Last Modified: 22 Jul 2011 11:11
The legislation would allow authorities to imprison for 10 years anybody who questions the integrity of the king [AFP]

A proposed Saudi anti-terrorism law threatens to strangle peaceful dissent in the kingdom, a leading human rights organisation says, calling on King Abdullah bin Abdul-Aziz to reconsider the changes.

Under the Draft Penal Law for Terrorism Crimes and Financing Terrorism, the authorities could detain people "potentially indefinitely" without charge or trial, Amnesty International said on Friday, adding it had obtained a leaked copy of the law.

The legislation would also give the authorities power to imprison for at least 10 years anybody who questions the integrity of the king or Crown Prince Sultan bin Abdul-Aziz, it said in a statement.

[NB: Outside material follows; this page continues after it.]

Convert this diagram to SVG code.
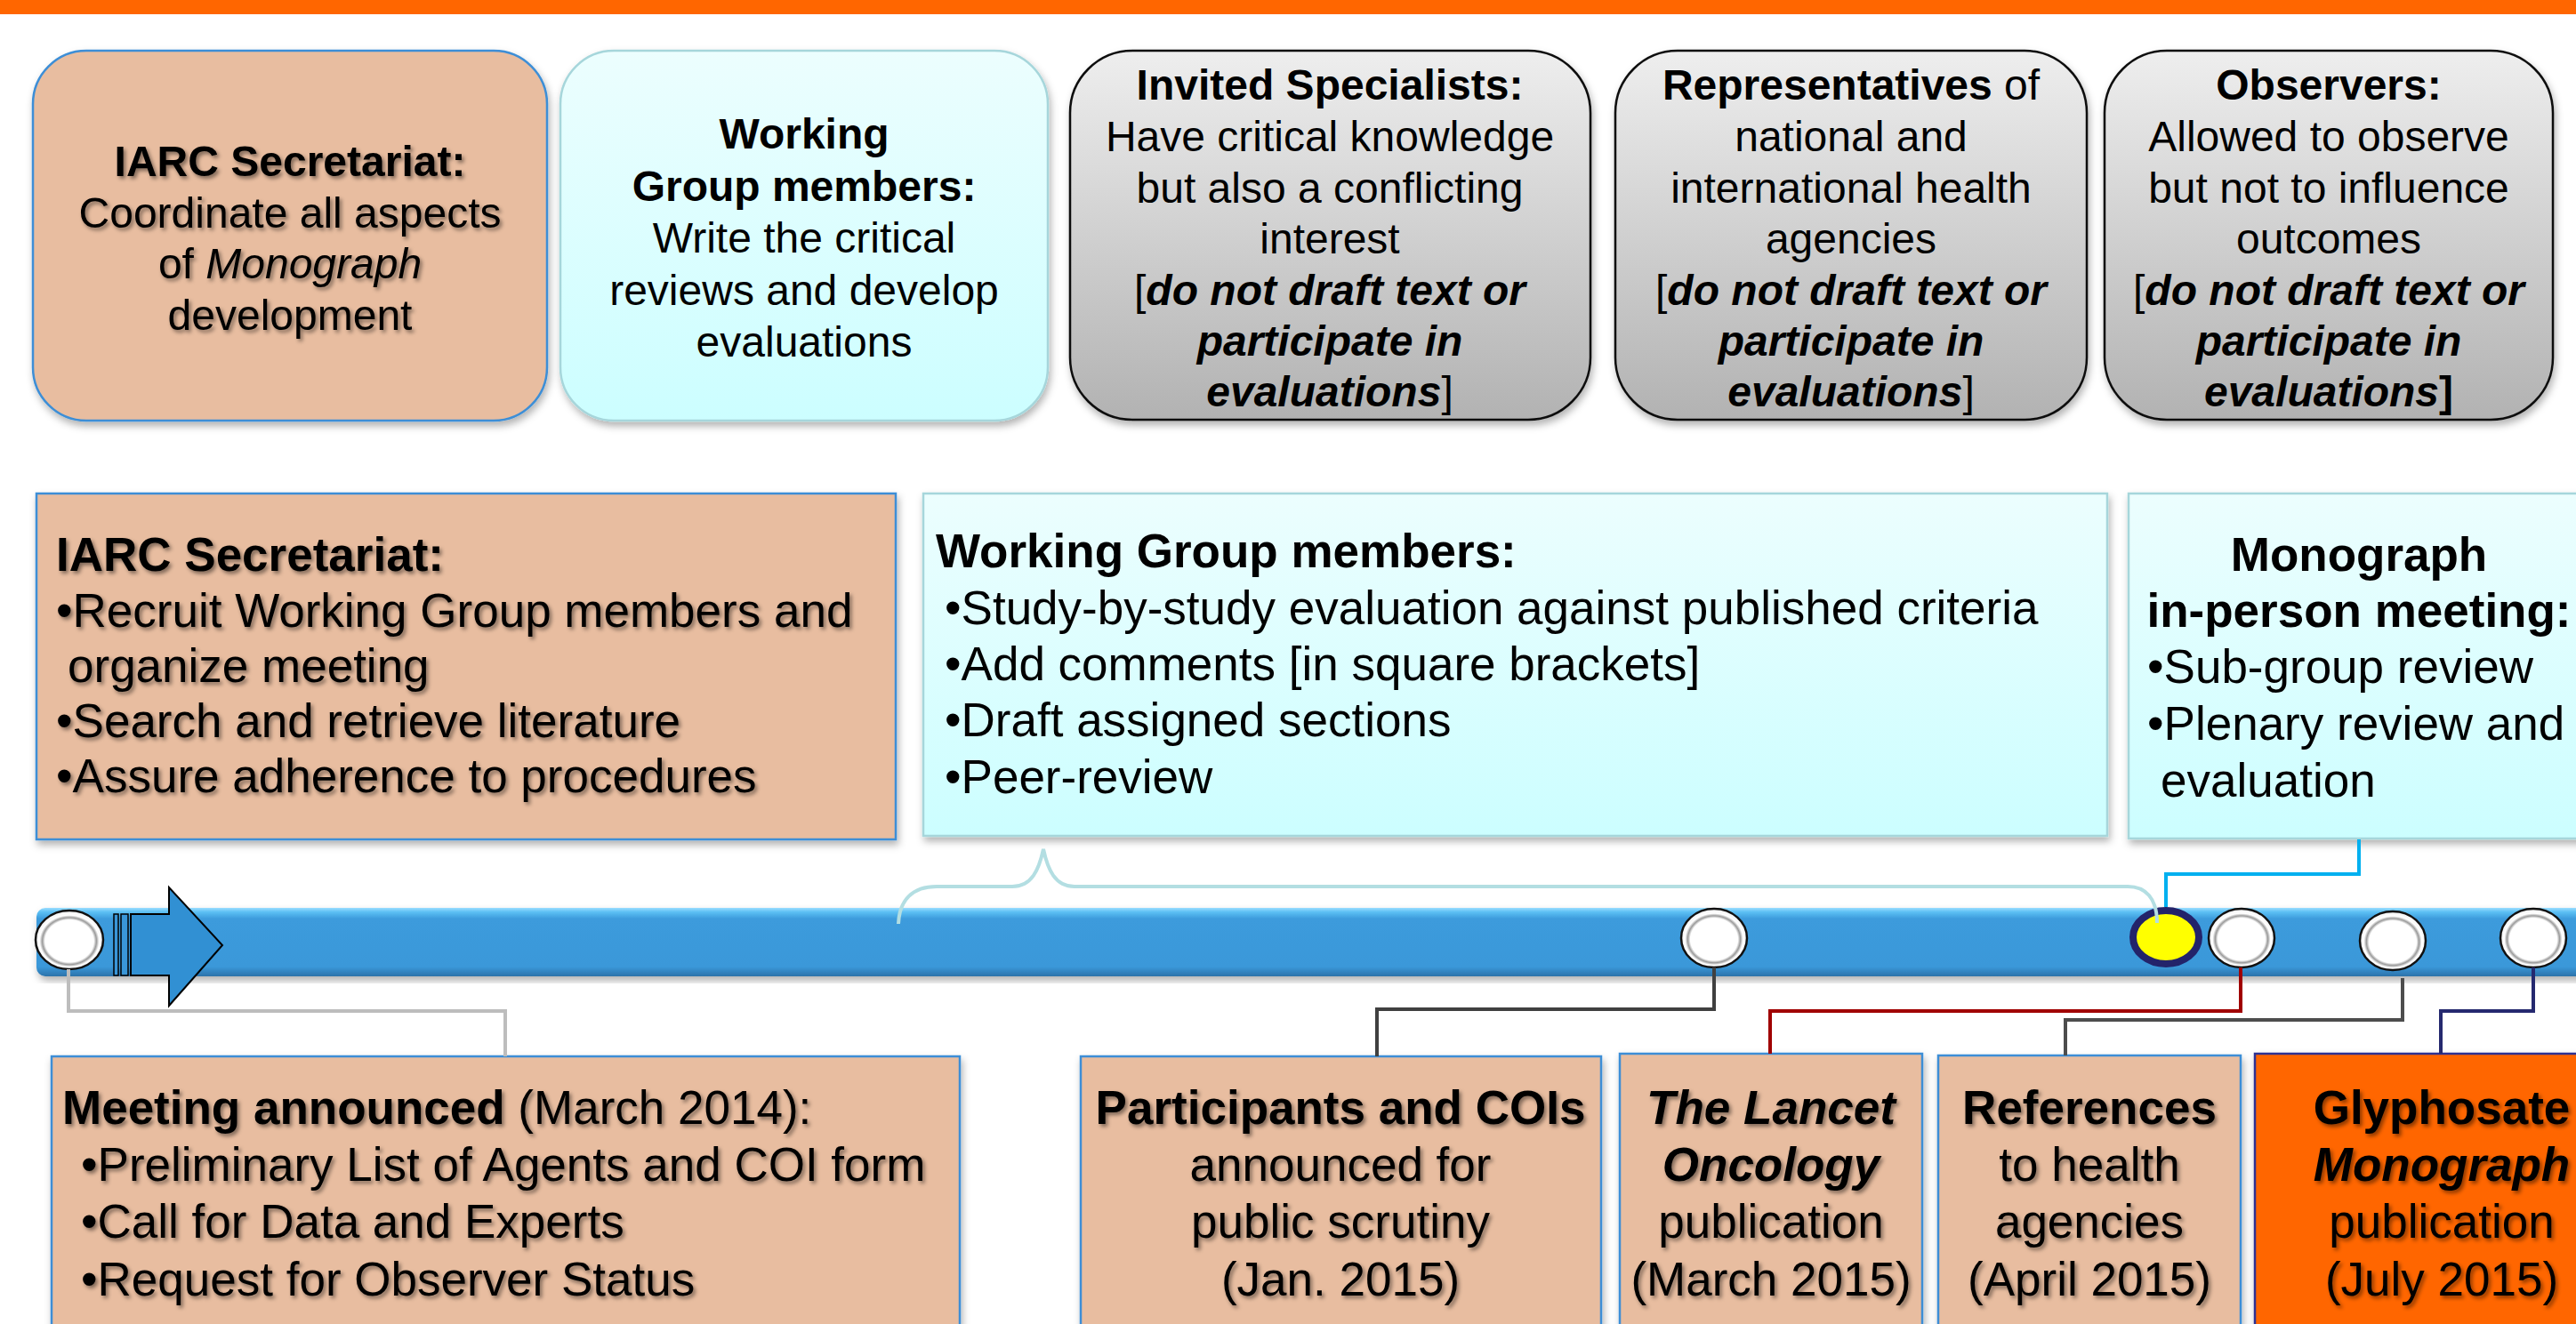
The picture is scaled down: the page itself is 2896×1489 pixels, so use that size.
<svg xmlns="http://www.w3.org/2000/svg" width="2896" height="1489" viewBox="0 0 2896 1489">
  <defs>
    <linearGradient id="cyan" x1="0" y1="0" x2="0" y2="1">
      <stop offset="0" stop-color="#ECFEFE"/>
      <stop offset="1" stop-color="#CCFEFF"/>
    </linearGradient>
    <linearGradient id="grey" x1="0" y1="0" x2="0" y2="1">
      <stop offset="0" stop-color="#EEEEEE"/>
      <stop offset="1" stop-color="#B2B2B2"/>
    </linearGradient>
    <linearGradient id="bar" x1="0" y1="0" x2="0" y2="1">
      <stop offset="0" stop-color="#9BDDFF"/>
      <stop offset="0.06" stop-color="#5CC0F4"/>
      <stop offset="0.16" stop-color="#3C9BDC"/>
      <stop offset="0.86" stop-color="#3A98D9"/>
      <stop offset="1" stop-color="#2C72AA"/>
    </linearGradient>
    <radialGradient id="disc" cx="0.5" cy="0.52" r="0.5">
      <stop offset="0" stop-color="#FFFFFF"/>
      <stop offset="0.72" stop-color="#FFFFFF"/>
      <stop offset="0.8" stop-color="#9A9A9A"/>
      <stop offset="0.88" stop-color="#FFFFFF"/>
      <stop offset="1" stop-color="#F4F4F4"/>
    </radialGradient>
    <filter id="boxShadow" x="-5%" y="-5%" width="110%" height="115%">
      <feDropShadow dx="2" dy="5" stdDeviation="4" flood-color="#000" flood-opacity="0.3"/>
    </filter>
    <filter id="textShadow" x="-5%" y="-20%" width="110%" height="140%">
      <feDropShadow dx="2.5" dy="3" stdDeviation="2" flood-color="#000" flood-opacity="0.45"/>
    </filter>
    <style>
      text { font-family: "Liberation Sans", Arial, sans-serif; fill: #000; }
      .t48 { font-size: 48px; }
      .t53 { font-size: 53px; }
      .b { font-weight: bold; }
      .i { font-style: italic; }
      .mid { text-anchor: middle; }
      .peach { fill: #E8BDA0; stroke: #3C8ED6; stroke-width: 2.5; }
      .cyanbox { fill: url(#cyan); stroke: #A6D6DB; stroke-width: 2.5; }
      .greybox { fill: url(#grey); stroke: #111; stroke-width: 2.5; }
      .orangebox { fill: #FF6600; stroke: #2E3192; stroke-width: 2.5; }
      .disc { fill: url(#disc); stroke: #111; stroke-width: 2.5; }
      .link { fill: none; stroke-width: 4; }
      .shadowed { filter: url(#textShadow); }
    </style>
  </defs>

  <!-- header band -->
  <rect x="0" y="0" width="2896" height="16" fill="#FF6600"/>

  <!-- roles: top row -->
  <g id="role-iarc">
    <rect class="peach" x="37" y="57" width="578" height="416" rx="60" filter="url(#boxShadow)"/>
    <g class="shadowed">
      <text class="t48 mid" x="326" y="198"><tspan class="b">IARC Secretariat:</tspan></text>
      <text class="t48 mid" x="326" y="256">Coordinate all aspects</text>
      <text class="t48 mid" x="326" y="313">of <tspan class="i">Monograph</tspan></text>
      <text class="t48 mid" x="326" y="371">development</text>
    </g>
  </g>
  <g id="role-working-group">
    <rect class="cyanbox" x="630" y="57" width="548" height="416" rx="60" filter="url(#boxShadow)"/>
    <text class="t48 mid b" x="904" y="167">Working</text>
    <text class="t48 mid b" x="904" y="226">Group members:</text>
    <text class="t48 mid" x="904" y="284">Write the critical</text>
    <text class="t48 mid" x="904" y="343">reviews and develop</text>
    <text class="t48 mid" x="904" y="401">evaluations</text>
  </g>
  <g id="role-specialists">
    <rect class="greybox" x="1203" y="57" width="585" height="415" rx="70" filter="url(#boxShadow)"/>
    <text class="t48 mid b" x="1495" y="112">Invited Specialists:</text>
    <text class="t48 mid" x="1495" y="170">Have critical knowledge</text>
    <text class="t48 mid" x="1495" y="228">but also a conflicting</text>
    <text class="t48 mid" x="1495" y="285">interest</text>
    <text class="t48 mid" x="1495" y="343">[<tspan class="b i">do not draft text or</tspan></text>
    <text class="t48 mid b i" x="1495" y="400">participate in</text>
    <text class="t48 mid" x="1495" y="457"><tspan class="b i">evaluations</tspan>]</text>
  </g>
  <g id="role-representatives">
    <rect class="greybox" x="1816" y="57" width="530" height="415" rx="70" filter="url(#boxShadow)"/>
    <text class="t48 mid" x="2081" y="112"><tspan class="b">Representatives</tspan> of</text>
    <text class="t48 mid" x="2081" y="170">national and</text>
    <text class="t48 mid" x="2081" y="228">international health</text>
    <text class="t48 mid" x="2081" y="285">agencies</text>
    <text class="t48 mid" x="2081" y="343">[<tspan class="b i">do not draft text or</tspan></text>
    <text class="t48 mid b i" x="2081" y="400">participate in</text>
    <text class="t48 mid" x="2081" y="457"><tspan class="b i">evaluations</tspan>]</text>
  </g>
  <g id="role-observers">
    <rect class="greybox" x="2366" y="57" width="504" height="415" rx="70" filter="url(#boxShadow)"/>
    <text class="t48 mid b" x="2618" y="112">Observers:</text>
    <text class="t48 mid" x="2618" y="170">Allowed to observe</text>
    <text class="t48 mid" x="2618" y="228">but not to influence</text>
    <text class="t48 mid" x="2618" y="285">outcomes</text>
    <text class="t48 mid" x="2618" y="343">[<tspan class="b i">do not draft text or</tspan></text>
    <text class="t48 mid b i" x="2618" y="400">participate in</text>
    <text class="t48 mid b" x="2618" y="457"><tspan class="i">evaluations</tspan>]</text>
  </g>

  <!-- phases: middle row -->
  <g id="phase-iarc">
    <rect class="peach" x="41" y="555" width="966" height="389" filter="url(#boxShadow)"/>
    <g class="shadowed">
      <text class="t53 b" x="63" y="642">IARC Secretariat:</text>
      <text class="t53" x="63" y="705">•Recruit Working Group members and</text>
      <text class="t53" x="76" y="767">organize meeting</text>
      <text class="t53" x="63" y="829">•Search and retrieve literature</text>
      <text class="t53" x="63" y="891">•Assure adherence to procedures</text>
    </g>
  </g>
  <g id="phase-working-group">
    <rect class="cyanbox" x="1038" y="555" width="1331" height="385" filter="url(#boxShadow)"/>
    <text class="t53 b" x="1052" y="638">Working Group members:</text>
    <text class="t53" x="1062" y="702">•Study-by-study evaluation against published criteria</text>
    <text class="t53" x="1062" y="765">•Add comments [in square brackets]</text>
    <text class="t53" x="1062" y="828">•Draft assigned sections</text>
    <text class="t53" x="1062" y="892">•Peer-review</text>
  </g>
  <g id="phase-meeting">
    <rect class="cyanbox" x="2393" y="555" width="540" height="388" filter="url(#boxShadow)"/>
    <text class="t53 mid b" x="2652" y="642">Monograph</text>
    <text class="t53 mid b" x="2652" y="705">in-person meeting:</text>
    <text class="t53" x="2414" y="768">•Sub-group review</text>
    <text class="t53" x="2414" y="832">•Plenary review and</text>
    <text class="t53" x="2429" y="896">evaluation</text>
  </g>

  <!-- timeline -->
  <g id="timeline">
    <rect x="41" y="1021" width="2900" height="77" rx="10" fill="url(#bar)" filter="url(#boxShadow)"/>
    <rect x="128" y="1028" width="5" height="69" fill="#3A96D8" stroke="#000" stroke-width="1.5"/>
    <rect x="136" y="1028" width="8" height="69" fill="#3A96D8" stroke="#000" stroke-width="1.5"/>
    <polygon points="147,1028 190,1028 190,998 250,1063 190,1131 190,1097 147,1097" fill="#3190D3" stroke="#000" stroke-width="2"/>
  </g>

  <!-- milestones on the timeline -->
  <g id="milestone-start"><ellipse class="disc" cx="78" cy="1057" rx="38" ry="33"/></g>
  <g id="milestone-jan2015"><ellipse class="disc" cx="1927" cy="1055" rx="37" ry="33"/></g>
  <g id="milestone-meeting"><ellipse cx="2435" cy="1054" rx="37" ry="30" fill="#FFFF00" stroke="#23236A" stroke-width="8"/></g>
  <g id="milestone-mar2015"><ellipse class="disc" cx="2520" cy="1055" rx="37" ry="33"/></g>
  <g id="milestone-apr2015"><ellipse class="disc" cx="2690" cy="1058" rx="37" ry="33"/></g>
  <g id="milestone-jul2015"><ellipse class="disc" cx="2848" cy="1055" rx="37" ry="33"/></g>

  <!-- events: bottom row -->
  <g id="event-announced">
    <rect class="peach" x="58" y="1188" width="1021" height="340" filter="url(#boxShadow)"/>
    <g class="shadowed">
      <text class="t53" x="70" y="1264"><tspan class="b">Meeting announced</tspan> (March 2014):</text>
      <text class="t53" x="91" y="1328">•Preliminary List of Agents and COI form</text>
      <text class="t53" x="91" y="1392">•Call for Data and Experts</text>
      <text class="t53" x="91" y="1457">•Request for Observer Status</text>
    </g>
  </g>
  <g id="event-participants">
    <rect class="peach" x="1215" y="1188" width="585" height="340" filter="url(#boxShadow)"/>
    <g class="shadowed">
      <text class="t53 mid b" x="1507" y="1264">Participants and COIs</text>
      <text class="t53 mid" x="1507" y="1328">announced for</text>
      <text class="t53 mid" x="1507" y="1392">public scrutiny</text>
      <text class="t53 mid" x="1507" y="1457">(Jan. 2015)</text>
    </g>
  </g>
  <g id="event-lancet">
    <rect class="peach" x="1821" y="1185" width="340" height="340" filter="url(#boxShadow)"/>
    <g class="shadowed">
      <text class="t53 mid b i" x="1991" y="1264">The Lancet</text>
      <text class="t53 mid b i" x="1991" y="1328">Oncology</text>
      <text class="t53 mid" x="1991" y="1392">publication</text>
      <text class="t53 mid" x="1991" y="1457">(March 2015)</text>
    </g>
  </g>
  <g id="event-references">
    <rect class="peach" x="2179" y="1187" width="340" height="340" filter="url(#boxShadow)"/>
    <g class="shadowed">
      <text class="t53 mid b" x="2349" y="1264">References</text>
      <text class="t53 mid" x="2349" y="1328">to health</text>
      <text class="t53 mid" x="2349" y="1392">agencies</text>
      <text class="t53 mid" x="2349" y="1457">(April 2015)</text>
    </g>
  </g>
  <g id="event-monograph">
    <rect class="orangebox" x="2535" y="1185" width="420" height="340" filter="url(#boxShadow)"/>
    <g class="shadowed">
      <text class="t53 mid b" x="2745" y="1264">Glyphosate</text>
      <text class="t53 mid b i" x="2745" y="1328">Monograph</text>
      <text class="t53 mid" x="2745" y="1392">publication</text>
      <text class="t53 mid" x="2745" y="1457">(July 2015)</text>
    </g>
  </g>

  <!-- connectors -->
  <g id="connectors">
    <path class="link" stroke="#BDBDBD" d="M77 1090 V1137 H568 V1188"/>
    <path class="link" stroke="#404040" d="M1927 1088 V1135 H1548 V1188"/>
    <path class="link" stroke="#A00000" d="M2519 1088 V1137 H1990 V1185"/>
    <path class="link" stroke="#4D4D4D" d="M2701 1100 V1147 H2322 V1187"/>
    <path class="link" stroke="#25296F" d="M2848 1088 V1137 H2744 V1185"/>
    <path class="link" stroke="#00B0F0" d="M2652 944 V983 H2435 V1020"/>
    <path class="link" stroke="#B3DEE2" stroke-width="5" d="M1010 1039 C1011 1012 1026 997 1053 997 H1138 C1160 997 1168 978 1173 955 C1178 978 1186 997 1208 997 H2392 C2412 997 2425 1010 2425 1038"/>
  </g>
</svg>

Mahjoob Zweiri, a professor of Middle East history at Qatar University, told Al Jazeera that this was not a new law.

"It was started about five or six years ago and there was a discussion about the law in general, more focused on the threats from al-Qaeda," he said.

"But this is now focused on current events within Saudi Arabia and is maybe coming to limit any kinds of movements to criticise the authorities."

Peaceful protests

Amnesty, which is based in London, warned the proposed anti-terrorism law "would strangle peaceful protest".

"This draft law poses a serious threat to freedom of expression in the kingdom in the name of preventing terrorism," Philip Luther, Amnesty's deputy director for the Middle East and North Africa, was quoted as saying.

"If passed, it would pave the way for even the smallest acts of peaceful dissent to be branded terrorism and risk massive human rights violations."

Amnesty said a Saudi government security committee had reviewed the draft law in June but that it was "unknown when or if it might be passed".

It warned the "definition of 'terrorist crimes' in the draft is so broad that it lends itself to wide interpretation and abuse, and would in effect criminalise legitimate dissent".

"Terrorist crimes would include such actions as 'endangering national unity', 'halting the basic law or some of its articles', or 'harming the reputation of the state or its position'," said Amnesty.

Under the draft law, which went against the Gulf state's international legal obligations including the UN Convention against Torture, violations would carry "harsh punishments," it added.

"The death penalty would be applied to cases of taking up arms against the state or for any 'terrorist crimes' that result in death."

Death penalty

Saudi Arabia has beheaded 33 people so far this year, according to the AFP news agency, based on official and human rights group reports.

Earlier this month, Amnesty called on Riyadh to stop applying the death penalty, saying there had been a significant rise in the number of executions in previous weeks.

Amnesty said on Friday that under the draft law, "terror suspects" could be taken into custody arbitrarily and be held "in incommunicado detention for up to 120 days, or for longer periods - potentially indefinitely".

"At a time when people throughout the Middle East and North Africa have been exercising their legitimate right to express dissent and call for change, Saudi Arabian authorities have been seeking to squash this right for its citizens," said Luther.

"King Abdullah must reconsider this law and ensure that his people's legitimate right to freedom of expression is not curtailed in the name of fighting terrorism."